Chapter 1.5, Problem 36E

Solution

To Analyse: The basic functions that inverses of their own.

The basic functions that inverses of their own are $x$ and $\frac{1}{x}$ .

Given:

Determine the basic functions that inverse of their own.

Calculation:

The basic functions which inverses of their own are $x$ and $\frac{1}{x}$ , as if $f\left(x\right)=x$ and $g\left(x\right)=x$ then,

Apply the formula for $g\left(x\right)$

  $f\left(g\left(x\right)\right)=f\left(x\right)$

Replace $x$ by $x$ in the $f\left(x\right)$ function:

  $f\left(g\left(x\right)\right)=x$

Now, apply the formula for $f\left(x\right)$ ,

  $g\left(f\left(x\right)\right)=g\left(x\right)$

Replace $x$ by $x$ in the $g\left(x\right)$ function:

  $g\left(f\left(x\right)\right)=x$

Thus when $f\left(x\right)=x$ and $g\left(x\right)=x$ , $f\left(g\left(x\right)\right)=x$ and $g\left(f\left(x\right)\right)=x$ .

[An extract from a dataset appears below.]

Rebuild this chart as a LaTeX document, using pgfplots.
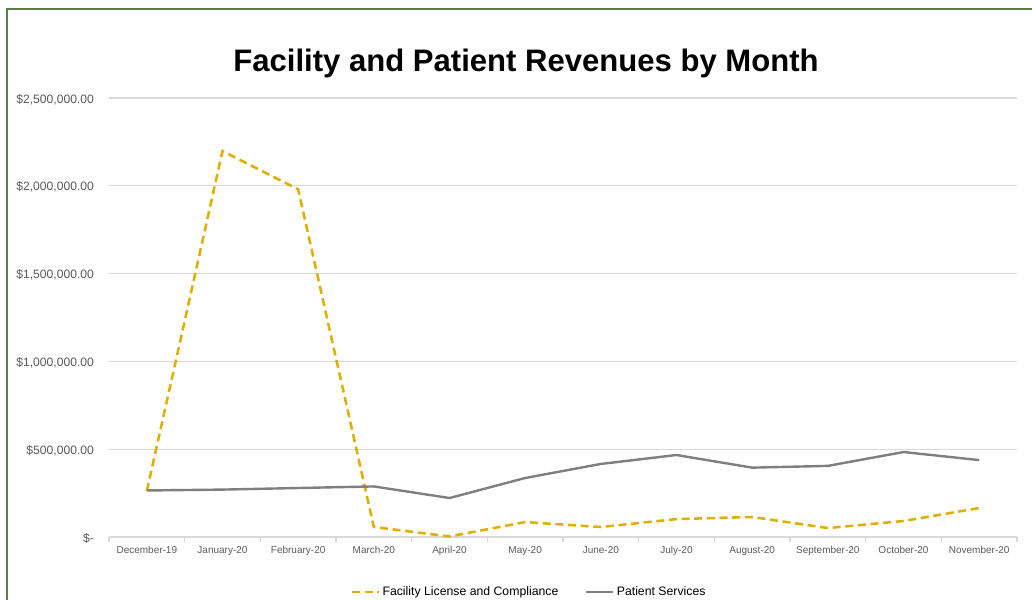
\documentclass[border=0pt]{standalone}
\usepackage{pgfplots}
\pgfplotsset{compat=1.18}
\usepackage{fontspec}
\setmainfont{Liberation Sans}
\definecolor{goldline}{HTML}{E0AE00}
\definecolor{greyline}{HTML}{7F7F7F}
\definecolor{gridgray}{HTML}{D9D9D9}
\definecolor{labelgray}{HTML}{595959}
\definecolor{borderg}{HTML}{5E7B48}
\begin{document}
\begin{tikzpicture}
\useasboundingbox (0pt,0pt) rectangle (774pt,-450pt);
\draw[borderg, line width=2.2pt] (5.25pt,-450pt) -- (5.25pt,-6.75pt) -- (774pt,-6.75pt);
\node[font=\bfseries\fontsize{23.3}{28}\selectfont] at (394.5pt,-47.25pt) {Facility and Patient Revenues by Month};
\begin{axis}[
  at={(81.75pt,-402.75pt)}, anchor=south west,
  width=681pt, height=329.25pt, scale only axis,
  xmin=-0.5, xmax=11.5, ymin=0, ymax=2500000,
  axis x line*=bottom,
  x axis line style={draw=gridgray, line width=0.8pt},
  y axis line style={draw=none},
  xtick={0,...,11},
  xticklabels={December-19,January-20,February-20,March-20,April-20,May-20,June-20,July-20,August-20,September-20,October-20,November-20},
  minor xtick={-0.5,0.5,...,11.5},
  major x tick style={draw=none},
  minor x tick style={draw=gridgray, line width=0.8pt},
  tick align=outside,
  minor tick length=4pt,
  scaled y ticks=false,
  ytick={0,500000,1000000,1500000,2000000,2500000},
  yticklabels={{\$-},{\$500,000.00},{\$1,000,000.00},{\$1,500,000.00},{\$2,000,000.00},{\$2,500,000.00}},
  ytick style={draw=none},
  ymajorgrids,
  major grid style={draw=gridgray, line width=0.8pt},
  yticklabel style={font=\fontsize{9.1}{11}\selectfont, text=labelgray, xshift=-3.5pt, yshift=-1pt},
  xticklabel style={font=\fontsize{7.5}{9}\selectfont, text=labelgray, yshift=0.5pt},
  legend columns=2,
  legend style={at={(0.463,-0.125)}, anchor=center, draw=none, fill=none,
    font=\fontsize{9.2}{11}\selectfont, text=black,
    /tikz/every even column/.append style={column sep=18pt}},
  legend image code/.code={\draw[#1] (0pt,0pt) -- (20pt,0pt);},
  clip=false,
]
\addplot[goldline, line width=1.9pt, dash pattern=on 6pt off 3.5pt] coordinates {
(0,262000) (1,2198000) (2,1980000) (3,57000) (4,3000) (5,85000) (6,57000) (7,102000) (8,114000) (9,51000) (10,91000) (11,165000)};
\addlegendentry{Facility License and Compliance}
\addplot[greyline, line width=1.8pt] coordinates {
(0,265000) (1,270000) (2,279000) (3,288000) (4,222000) (5,336000) (6,416000) (7,467000) (8,395000) (9,405000) (10,484000) (11,438000)};
\addlegendentry{Patient Services}
\end{axis}
\end{tikzpicture}
\end{document}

So $f\left(x\right)=x$ is the basic function which is its own inverse.

Also, if $f\left(x\right)=\frac{1}{x}$ and $g\left(x\right)=\frac{1}{x}$ then

Apply the formula for $g\left(x\right)$ :

  $f\left(g\left(x\right)\right)=f\left(\frac{1}{x}\right)$

Replace $x$ by $\left(\frac{1}{x}\right)$ :

  $f\left(g\left(x\right)\right)=\frac{1}{\left(\frac{1}{x}\right)}$

Simplify the function:

  $f\left(g\left(x\right)\right)=x$

Also,

  $g\left(f\left(x\right)\right)=g\left(\frac{1}{x}\right)$

Replace $x$ by $\left(\frac{1}{x}\right)$ :

  $g\left(f\left(x\right)\right)=\frac{1}{\left(\frac{1}{x}\right)}$

Simplify the function:

  $g\left(f\left(x\right)\right)=x$

Hence, when $f\left(x\right)=\frac{1}{x}$ and $g\left(x\right)=\frac{1}{x}$ , $f\left(g\left(x\right)\right)=x$ and $g\left(f\left(x\right)\right)=x$ .

So, $f\left(x\right)=\frac{1}{x}$ is the basic function which is its own inverse.